Yes, DeShone Kizer should have never audibled into a QB sneak with 15 seconds left in the first half of a tight game in Detroit Sunday, with no timeouts. But, sorry, it's going to fall on Hue Jackson, whose tenure in Cleveland has been rife enough with coaching missteps. When you have one win since the start of the 2016 season and none this season, and get off to a quick, 10-0 lead on the road and finally have Kizer playing some decent football, you can't have that happen. Just can't happen. Sorry. You have to at least get a shot at a chip-shot field goal. To end up losing that game by 14 points pretty much sums up the Browns under owner Jimmy Haslam. Cleveland is now 4-42 since December 2014. If they can't beat the Jags and Bengals, their next two opponents, that would be four wins in a 48-game span – the equivalent of three full seasons. What a dumpster fire.

Around the league

  • Speaking of the AFC North, everyone besides the Steelers is under .500, with a collective record of 7-20. Horrible. The Ravens are the best of the bunch at 4-5, but also have enjoyed a gift of a schedule facing almost nothing but back-up quarterbacks. Only Kizer has more combined turnovers in the NFL this season than Bengals QB Andy Dalton, who has 12.
  • The Jaguars are winning games, but they play on the edge quite a bit, a very high-strung team prone to going overboard. Marquise Lee nearly cost them the game with a ridiculous taunting flag he earned in the end zone at the end of regulation with the game on the line when he thought he had drawn a pass interference call. Yeah, that's right. Didn't come close to actually catching the ball. Thought he got a call. Another taunting call in overtime was unnecessary as well, Jalen Ramsey got ejected the week before and he's gone over the line a bunch in his young career. I can't help but wonder if some of that comes back to bite them in December or January if it continues.

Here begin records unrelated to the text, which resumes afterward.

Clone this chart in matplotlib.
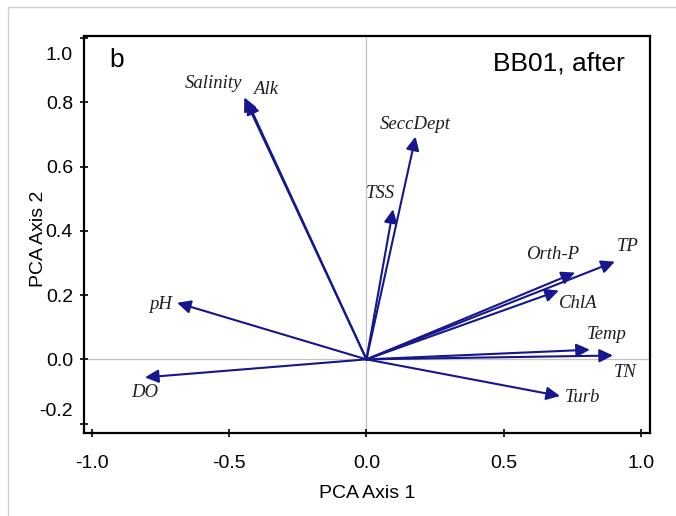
import matplotlib.pyplot as plt
import matplotlib.transforms as mtransforms
from matplotlib.lines import Line2D

# PCA loadings (axis 1, axis 2) for each water quality variable
variables = ['Salinity', 'Alk', 'SeccDept', 'TSS', 'pH', 'DO',
             'Orth-P', 'TP', 'ChlA', 'Temp', 'TN', 'Turb']
axis1 = [-0.445, -0.435, 0.179, 0.097, -0.690, -0.807,
         0.760, 0.905, 0.701, 0.814, 0.898, 0.705]
axis2 = [0.815, 0.805, 0.693, 0.467, 0.176, -0.056,
         0.270, 0.304, 0.214, 0.030, 0.012, -0.114]

xticks = [-1.0, -0.5, 0.0, 0.5, 1.0]
yticks = [-0.2, 0.0, 0.2, 0.4, 0.6, 0.8, 1.0]

# label offsets from arrow tips, in points
label_offsets = {
    'Salinity': (-22, 10), 'Alk': (13, 8), 'SeccDept': (0, 9),
    'TSS': (-9, 11), 'pH': (-12, -1), 'DO': (0, -11),
    'Orth-P': (-16, 13), 'TP': (9, 11), 'ChlA': (14, -9),
    'Temp': (12, 11), 'TN': (9, -12), 'Turb': (16, -1),
}

arrow_color = '#16168e'

plt.rcParams['font.family'] = ['Liberation Sans', 'DejaVu Sans']

fig = plt.figure(figsize=(6.76, 5.16), dpi=100)
ax = fig.add_axes([0.1243, 0.1609, 0.8372, 0.7693])

# thin grey frame around the figure
fig.add_artist(Line2D([8 / 676, 8 / 676, 1.0], [0.0, 1 - 7 / 516, 1 - 7 / 516],
                      transform=fig.transFigure, color='#cfcfcf', lw=1.0))

ax.axhline(0, color='#c4c4c4', lw=0.9, zorder=1)
ax.axvline(0, color='#c4c4c4', lw=0.9, zorder=1)

for name, x, y in zip(variables, axis1, axis2):
    ax.annotate('', xy=(x, y), xytext=(0, 0),
                arrowprops=dict(arrowstyle='-|>,head_length=0.45,head_width=0.22',
                                color=arrow_color, lw=1.5,
                                mutation_scale=18, shrinkA=0, shrinkB=0),
                zorder=3)
    dx, dy = label_offsets[name]
    ax.annotate(name, xy=(x, y), xytext=(dx, dy), textcoords='offset points',
                ha='center', va='center', fontsize=13.5, style='italic',
                family='Liberation Serif', color='#1e1e1e')

ax.set_xlim(-1.029, 1.033)
ax.set_ylim(-0.229, 1.006)
ax.set_xticks(xticks)
ax.set_yticks(yticks)
ax.set_xticklabels([f'{t:.1f}' for t in xticks])
ax.set_yticklabels([f'{t:.1f}' for t in yticks])

for side in ['left', 'right', 'top', 'bottom']:
    ax.spines[side].set_linewidth(1.6)
ax.tick_params(direction='inout', length=6, width=1.2,
               labelsize=14, colors='black')
ax.tick_params(axis='x', pad=13)
ax.tick_params(axis='y', pad=5)

# end labels on the y axis sit inside the axis range
ylabels = ax.get_yticklabels()
ylabels[-1].set_transform(ylabels[-1].get_transform() +
                          mtransforms.ScaledTranslation(0, -11 / 72, fig.dpi_scale_trans))
ylabels[0].set_transform(ylabels[0].get_transform() +
                         mtransforms.ScaledTranslation(0, 10 / 72, fig.dpi_scale_trans))

ax.set_xlabel('PCA Axis 1', fontsize=14)
ax.set_ylabel('PCA Axis 2', fontsize=14)
ax.xaxis.set_label_coords(0.5, -0.132)
ax.yaxis.set_label_coords(-0.066, 0.49)

ax.text(0.045, 0.94, 'b', transform=ax.transAxes, fontsize=19,
        ha='left', va='center')
ax.text(0.955, 0.93, 'BB01, after', transform=ax.transAxes, fontsize=19,
        ha='right', va='center')

fig.savefig('out.png', dpi=100)
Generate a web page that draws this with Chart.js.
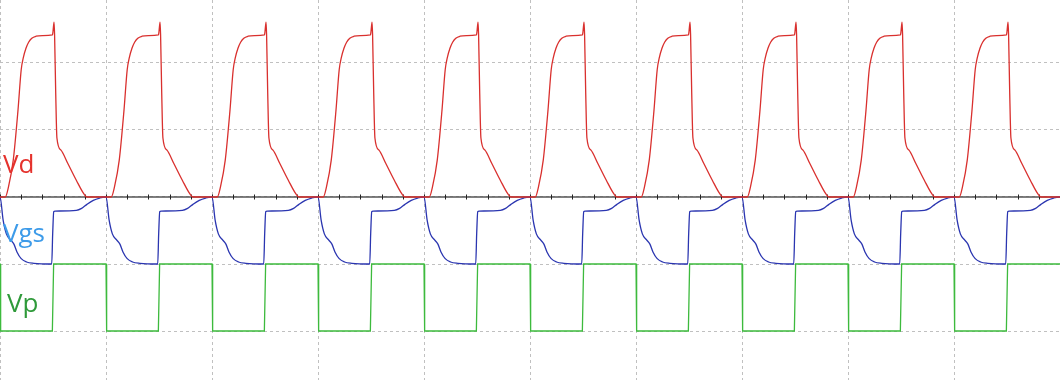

  • Yeah, losing Zeke Elliott clearly limited the Cowboys offense, big-time. But not as much as losing left tackle Tyron Smith. They could probably survive Elliott's absence another month and stay in games, but they need Smith back ASAP or life is going to get beyond difficult for Dak Prescott.
  • The Chargers' late-game meltdowns are beyond comprehension. They should've been a playoff team and have ample talent but something is off with how they respond as individuals and collectively under pressure, and the mind-numbing late turnovers have them 3-6 instead of 6-3.
  • The Saints have the best one-two rushing punch in the NFL and they have to be taken seriously.
  • Never been a big Marcell Dareus guy, but the Bills rushing defense has certainly been bludgeoned since he was traded to Jacksonville. Maybe its merely a coincidence.
  • Seemed to be a crazy amount of empty seats in Tampa. Bucs won the game, but trust me, owners notice that more than the boxscore. Not a good day for Dirk Koetter despite the victory (Had to love McCown and Fitzy trading picks on successive plays).
  • Another blowout win for the Rams. Their margin of victory coming into Week 10 was already over 20-points in their six previous victories.